Review of Camille

Camille (1936)
6/10
Death among the flowers.
6 April 2010
Warning: Spoilers
What can you say about a thirty-one year-old woman who died? That she was carefree, gay, romantique? That she danced divinely? And why not -- she was played by the divine Greta Garbo? That she was invented (or refashioned) by the son of the guy who wrote "The Three Musketeers"?

That she captured the attention of the meta-handsome Robert Taylor? That Robert Taylor's real name was Spangler Arlington Brugh? That she suffered from one of those diseases that are periodically romanticized? That in the 1960s it might have been schizophrenia but in 1847 Europe it was tuberculosis? That tuberculosis, like pregnancy, was supposed to transfigure a woman's beauty? That it was believed to make her thin, pale, waif-like, alluringly enervated?
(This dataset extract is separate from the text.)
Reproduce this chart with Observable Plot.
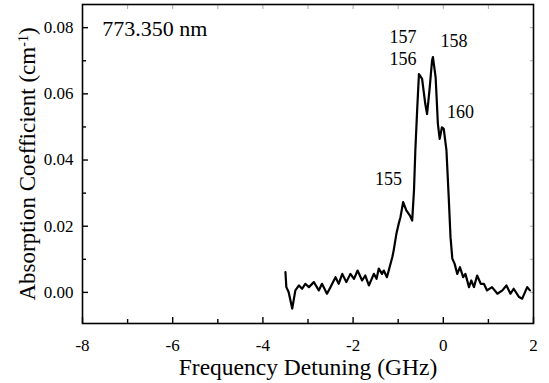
<!DOCTYPE html>
<html><head><meta charset="utf-8">
<script src="https://cdn.jsdelivr.net/npm/d3@7"></script>
<script src="https://cdn.jsdelivr.net/npm/@observablehq/plot@0.6"></script>
<style>body{margin:0;background:#fff} svg{display:block} svg text{font-family:'Liberation Serif','Times New Roman',serif}</style>
</head><body><div id="chart"></div>
<script>
// Frequency detuning (GHz)
const detuning = [-3.50,-3.48,-3.43,-3.35,-3.28,-3.20,-3.13,-3.06,-2.98,-2.87,
  -2.76,-2.69,-2.58,-2.50,-2.39,-2.32,-2.24,-2.15,-2.06,-1.98,
  -1.90,-1.80,-1.73,-1.65,-1.54,-1.48,-1.43,-1.36,-1.32,-1.25,
  -1.13,-1.10,-1.04,-0.99,-0.95,-0.89,-0.82,-0.74,-0.69,-0.65,
  -0.62,-0.58,-0.54,-0.47,-0.40,-0.36,-0.30,-0.25,-0.23,-0.17,
  -0.12,-0.08,-0.03,0.01,0.07,0.12,0.16,0.20,0.25,0.31,
  0.37,0.44,0.49,0.57,0.62,0.68,0.75,0.83,0.90,0.97,
  1.08,1.20,1.31,1.40,1.49,1.56,1.68,1.75,1.86,1.92];
// Absorption coefficient (cm^-1)
const absorption = [0.0061,0.0016,0.0001,-0.0049,0.0006,0.0021,0.0011,0.0026,0.0016,0.0031,
  0.0006,0.0026,-0.0004,0.0016,0.0046,0.0026,0.0056,0.0031,0.0056,0.0041,
  0.0066,0.0036,0.0051,0.0021,0.0056,0.0041,0.0072,0.0056,0.0066,0.0046,
  0.0107,0.0127,0.0177,0.0207,0.0227,0.0273,0.0248,0.0232,0.0217,0.0308,
  0.0429,0.0550,0.0660,0.0645,0.0570,0.0539,0.0620,0.0700,0.0711,0.0650,
  0.0509,0.0464,0.0499,0.0494,0.0429,0.0288,0.0167,0.0102,0.0087,0.0056,
  0.0076,0.0046,0.0056,0.0016,0.0036,0.0016,0.0051,0.0026,0.0026,0.0006,
  0.0016,-0.0004,0.0006,0.0021,-0.0004,0.0011,-0.0014,-0.0019,0.0016,0.0006];

const xTicks = [-8,-6,-4,-2,0,2];
const xMinorTicks = [-7,-5,-3,-1,1];
const yTicks = [0.00,0.02,0.04,0.06,0.08];
const yMinorTicks = [0.01,0.03,0.05,0.07];

// Peak annotations
const peakLabels = ["155","156","157","158","160"];
const peakX = [-1.215,-0.893,-0.893,0.237,0.381];
const peakY = [0.0341,0.0705,0.0770,0.0758,0.0545];

const wavelengthLabel = ["773.350 nm"];
const wavelengthX = [-7.56];
const wavelengthY = [0.0797];

const xTitle = "Frequency Detuning (GHz)";
const yTitle = "Absorption Coefficient (cm-1)";

const spectrum = detuning.map((x, i) => ({x, y: absorption[i]}));
const peaks = peakLabels.map((t, i) => ({t, x: peakX[i], y: peakY[i]}));
const waveAnn = wavelengthLabel.map((t, i) => ({t, x: wavelengthX[i], y: wavelengthY[i]}));

const font = "'Liberation Serif', 'Times New Roman', serif";

const plot = Plot.plot({
  width: 549,
  height: 383,
  marginLeft: 82,
  marginRight: 16,
  marginTop: 4,
  marginBottom: 60,
  style: {fontFamily: font, background: "#fff", color: "#000", overflow: "visible"},
  x: {domain: [-8, 2]},
  y: {domain: [-0.0094, 0.087]},
  marks: [
    Plot.axisX(xTicks, {anchor: "bottom", tickSize: -6, tickPadding: 21, fontSize: 17, fontFamily: font, strokeWidth: 1.4, label: null, tickFormat: d => d < 0 ? "-" + Math.abs(d) : String(d)}),
    Plot.axisX(xMinorTicks, {anchor: "bottom", tickSize: -4, text: null, label: null, strokeWidth: 1.4}),
    Plot.axisX(xTicks.concat(xMinorTicks), {anchor: "top", tickSize: -4, text: null, label: null, stroke: "#aaa", strokeWidth: 1}),
    Plot.axisY(yTicks, {anchor: "left", tickSize: -6, tickPadding: 15, fontSize: 17, fontFamily: font, strokeWidth: 1.4, label: null, tickFormat: d3.format(".2f")}),
    Plot.axisY(yMinorTicks, {anchor: "left", tickSize: -4, text: null, label: null, strokeWidth: 1.4}),
    Plot.axisY(yTicks.concat(yMinorTicks), {anchor: "right", tickSize: -4, text: null, label: null, stroke: "#aaa", strokeWidth: 1}),
    Plot.frame({stroke: "#000", strokeWidth: 1.6}),
    Plot.line(spectrum, {x: "x", y: "y", stroke: "#000", strokeWidth: 2.2, strokeLinejoin: "round"}),
    Plot.text(peaks, {x: "x", y: "y", text: "t", fontSize: 18, fontFamily: font, fill: "#000"}),
    Plot.text(waveAnn, {x: "x", y: "y", text: "t", fontSize: 22, fontFamily: font, textAnchor: "start", fill: "#000"}),
    Plot.text([xTitle], {text: d => d, frameAnchor: "bottom", dy: 44, lineAnchor: "middle", textAnchor: "middle", fontSize: 23.5, fontFamily: font, fill: "#000"}),
    Plot.text([yTitle], {text: d => d, frameAnchor: "left", dx: -55, rotate: -90, lineAnchor: "middle", textAnchor: "middle", fontSize: 23, fontFamily: font, fill: "#000"})
  ]
});

// superscript for cm-1
d3.select(plot).selectAll("text").each(function() {
  if (this.textContent === yTitle) {
    const t = d3.select(this);
    t.text(null);
    t.append("tspan").text("Absorption Coefficient (cm");
    t.append("tspan").attr("baseline-shift", "super").attr("font-size", 14).text("-1");
    t.append("tspan").text(")");
  }
});

document.getElementById("chart").appendChild(plot);
</script>
</body></html>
That Dumas fils book was so successful he dramatized it and Verdi turned it into an opera? That in Charles Jackson's 1944 novel "The Lost Weekend," the protagonist watches this movie and is moved to tears by it? That the author of that novel was bisexual? That the director of this movie was gay? That Truman Capote sneaked into Garbo's New York apartment and reported to The New Yorker that one of her abstract paintings was hanging upside down in the vestibule? That Truman Capote was gay? That Garbo's most devoted fans probably contain a disproportionate number of gay guys? That that last generalization strikes even me, its own author, as a little Olympian?

That Greta Garbo always struck me as a little beefy? That here she does a good job of acting casually reckless? That these tragic love stories in which someone -- usually the woman -- dies a death that we don't see as disfiguring are getting a little tiresome? That I'm still struggling to recover from Erich Segal's "Love Story" of 1970? That the first sentence of "Love Story" is, "What can you say about a 25-year-old girl who died?"

That Robert Taylor had about ten years during which he tried to act from a position other than "default," which was snarling, masculine, a little coarse? That in "Westward the Women" he even gets to use a bull whip on a dozen ladies who are pulling his Conestoga for him?

The answer to these questions is obvious and clear. I don't know.